Exercise objective -
Your task is to transcribe, without alteration, the lines from the top of the material below through the line bearing "ax.spines['bottom'].set_linewidth(1.5)", inclusive.

Data records -
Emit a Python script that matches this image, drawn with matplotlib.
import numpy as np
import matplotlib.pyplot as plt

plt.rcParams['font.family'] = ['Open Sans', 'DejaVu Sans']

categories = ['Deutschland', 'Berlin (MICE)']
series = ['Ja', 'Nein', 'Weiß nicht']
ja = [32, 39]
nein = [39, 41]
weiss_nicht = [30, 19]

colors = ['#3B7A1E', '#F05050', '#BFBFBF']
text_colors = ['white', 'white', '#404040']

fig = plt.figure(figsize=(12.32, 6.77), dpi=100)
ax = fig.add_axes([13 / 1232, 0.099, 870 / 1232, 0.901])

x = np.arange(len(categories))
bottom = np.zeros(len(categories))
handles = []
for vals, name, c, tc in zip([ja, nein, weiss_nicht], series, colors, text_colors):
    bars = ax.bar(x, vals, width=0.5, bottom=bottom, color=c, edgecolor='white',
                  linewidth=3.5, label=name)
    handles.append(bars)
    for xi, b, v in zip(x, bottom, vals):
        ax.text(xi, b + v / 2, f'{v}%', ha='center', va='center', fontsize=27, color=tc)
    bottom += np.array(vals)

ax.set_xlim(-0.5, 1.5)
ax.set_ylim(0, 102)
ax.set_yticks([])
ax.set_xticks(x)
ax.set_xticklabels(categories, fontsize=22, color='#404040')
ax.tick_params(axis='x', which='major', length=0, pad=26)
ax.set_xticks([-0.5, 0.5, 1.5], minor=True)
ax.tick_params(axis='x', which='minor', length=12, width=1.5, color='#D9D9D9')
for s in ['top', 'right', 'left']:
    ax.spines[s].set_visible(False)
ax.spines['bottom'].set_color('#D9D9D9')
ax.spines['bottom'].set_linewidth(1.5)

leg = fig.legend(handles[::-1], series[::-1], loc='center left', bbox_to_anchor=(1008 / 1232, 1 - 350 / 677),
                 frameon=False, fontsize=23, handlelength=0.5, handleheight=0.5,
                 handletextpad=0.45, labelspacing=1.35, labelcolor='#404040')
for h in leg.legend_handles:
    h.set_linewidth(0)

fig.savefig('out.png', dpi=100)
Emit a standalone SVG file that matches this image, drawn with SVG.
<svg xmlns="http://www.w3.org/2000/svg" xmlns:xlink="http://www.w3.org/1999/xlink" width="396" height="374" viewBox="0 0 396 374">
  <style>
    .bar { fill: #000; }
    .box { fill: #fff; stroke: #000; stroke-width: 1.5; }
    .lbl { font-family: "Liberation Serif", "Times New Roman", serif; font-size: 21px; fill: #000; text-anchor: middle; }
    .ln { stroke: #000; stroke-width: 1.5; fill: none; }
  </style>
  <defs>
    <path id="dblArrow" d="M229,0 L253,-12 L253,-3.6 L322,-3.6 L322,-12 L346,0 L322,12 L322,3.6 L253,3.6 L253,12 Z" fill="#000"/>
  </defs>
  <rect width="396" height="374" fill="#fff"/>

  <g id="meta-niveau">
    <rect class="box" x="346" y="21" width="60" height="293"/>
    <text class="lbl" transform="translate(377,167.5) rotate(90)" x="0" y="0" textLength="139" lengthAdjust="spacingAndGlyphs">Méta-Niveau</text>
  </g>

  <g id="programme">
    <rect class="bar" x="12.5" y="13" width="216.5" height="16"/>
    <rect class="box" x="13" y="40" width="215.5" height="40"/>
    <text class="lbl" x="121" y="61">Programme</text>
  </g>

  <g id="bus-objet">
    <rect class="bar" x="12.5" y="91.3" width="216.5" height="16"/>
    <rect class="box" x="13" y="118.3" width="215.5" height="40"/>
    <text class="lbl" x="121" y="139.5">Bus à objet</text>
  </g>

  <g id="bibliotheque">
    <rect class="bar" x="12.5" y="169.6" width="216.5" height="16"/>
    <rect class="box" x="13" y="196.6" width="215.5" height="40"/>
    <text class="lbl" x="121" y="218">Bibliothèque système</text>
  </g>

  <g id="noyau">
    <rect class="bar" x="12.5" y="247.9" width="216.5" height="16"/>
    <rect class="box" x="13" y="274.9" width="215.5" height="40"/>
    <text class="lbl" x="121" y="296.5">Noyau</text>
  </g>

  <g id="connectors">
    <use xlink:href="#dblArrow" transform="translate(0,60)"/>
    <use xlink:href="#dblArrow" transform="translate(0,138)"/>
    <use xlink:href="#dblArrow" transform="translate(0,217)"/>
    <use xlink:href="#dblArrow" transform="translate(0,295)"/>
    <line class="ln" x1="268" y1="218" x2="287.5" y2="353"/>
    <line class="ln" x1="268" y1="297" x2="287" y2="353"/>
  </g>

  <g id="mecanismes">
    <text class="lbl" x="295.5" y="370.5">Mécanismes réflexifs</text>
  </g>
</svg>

Correct result -
Emit a Python script that matches this image, drawn with matplotlib.
import numpy as np
import matplotlib.pyplot as plt

plt.rcParams['font.family'] = ['Open Sans', 'DejaVu Sans']

categories = ['Deutschland', 'Berlin (MICE)']
series = ['Ja', 'Nein', 'Weiß nicht']
ja = [32, 39]
nein = [39, 41]
weiss_nicht = [30, 19]

colors = ['#3B7A1E', '#F05050', '#BFBFBF']
text_colors = ['white', 'white', '#404040']

fig = plt.figure(figsize=(12.32, 6.77), dpi=100)
ax = fig.add_axes([13 / 1232, 0.099, 870 / 1232, 0.901])

x = np.arange(len(categories))
bottom = np.zeros(len(categories))
handles = []
for vals, name, c, tc in zip([ja, nein, weiss_nicht], series, colors, text_colors):
    bars = ax.bar(x, vals, width=0.5, bottom=bottom, color=c, edgecolor='white',
                  linewidth=3.5, label=name)
    handles.append(bars)
    for xi, b, v in zip(x, bottom, vals):
        ax.text(xi, b + v / 2, f'{v}%', ha='center', va='center', fontsize=27, color=tc)
    bottom += np.array(vals)

ax.set_xlim(-0.5, 1.5)
ax.set_ylim(0, 102)
ax.set_yticks([])
ax.set_xticks(x)
ax.set_xticklabels(categories, fontsize=22, color='#404040')
ax.tick_params(axis='x', which='major', length=0, pad=26)
ax.set_xticks([-0.5, 0.5, 1.5], minor=True)
ax.tick_params(axis='x', which='minor', length=12, width=1.5, color='#D9D9D9')
for s in ['top', 'right', 'left']:
    ax.spines[s].set_visible(False)
ax.spines['bottom'].set_color('#D9D9D9')
ax.spines['bottom'].set_linewidth(1.5)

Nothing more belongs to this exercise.